The plains zebra mainly depend on rainfall for food and water, and given the fact that they are highly water-dependent, they mostly live within 15-19 miles of a water source (Hack, 2002) and are known to travel for long distances in search of water and food. The plains zebras are typically grazers and, as such, their diet consists of a variety of long and short grasses, leaves, shoots and occasionally other vegetation but mostly prefer young and fresh growth. It is presumed that their diet constitutes of 2% grass, 5% herbs and 92% grass. Due to that, they consume a vast variety of forage; they tend to be the first animal species to venture into well vegetated areas. The digestive system of plains zebras is adapted to less selective foraging given that they have a simple stomach and use hind gut fermentation to assimilate and digest large amounts of food (Moehlman, 2003)
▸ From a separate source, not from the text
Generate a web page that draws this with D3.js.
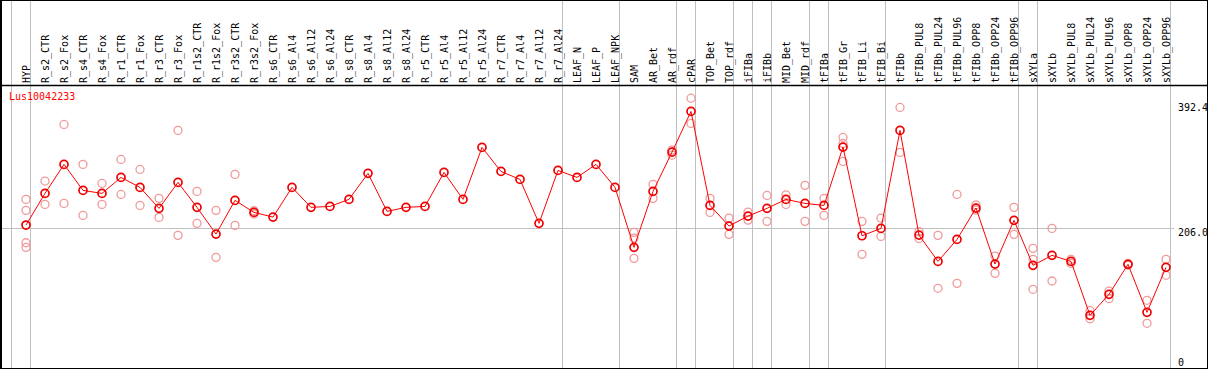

Environmental and Ecological Significance of the Plains Zebra
The plains zebra are ecologically significant because, in as much as they are predated upon by a wide variety of animals such as lions, crocodiles, hyenas, cheetahs, leopards amongst others; they provide food for these predators which will otherwise get extinct due to starvation. Secondly, the fact that these animals are grazers, they naturally clear excessive vegetation which tend to be breeding grounds for various disease vectors such as mosquitoes, ticks, sandflies amongst others. Due to the clearance, the incidence of various diseases that affect wildlife, livestock and humans greatly reduce.
Given that the plains zebra have an efficient hindgut digestive system; they are capable of surviving on coarse vegetation which is inadequate in fulfilling the energy requirements of other ungulates. Due to this, these animals play a vital ecological role by removing tougher growths allowing the other ungulates to access the younger and tender growths (Hack, 2002). Given that the plains zebra is usually the first ungulate to traverse new vegetative areas, they pave way for other ungulates such as gazelles and wildebeests thus, in one way or another; they contribute towards survival of the other animals.
Environmental Effects of Human Interference on the Plains Zebra
The Plains zebra is classified as ‘Least Concern’ (LC) on the IUCN redlist (IUCN, 2013). Despite this status, the species is threatened by habitat loss due to extensive agriculture into the wild, hunting, poaching and competition for water and vegetation from livestock. Furthermore, the massive industrialization has resulted into global warming and ecological destruction that negatively selects the plains zebra. If these are not checked, the plains zebra might get extinct. However, the creation of protected conservation areas such as the Serengeti National Park in Kenya and the Kruger National Park in South Africa has greatly contributed to the conservation of the Plains zebra in addition to contributing to economic growth of these countries through tourism.
Introduction of alternative livelihoods to locals living around protected areas is also vital in reducing incidences of hunting, poaching and competition from livestock. This is also important in ensuring cohesion within and across borders, economic growth and reduction in human-wildlife conflicts.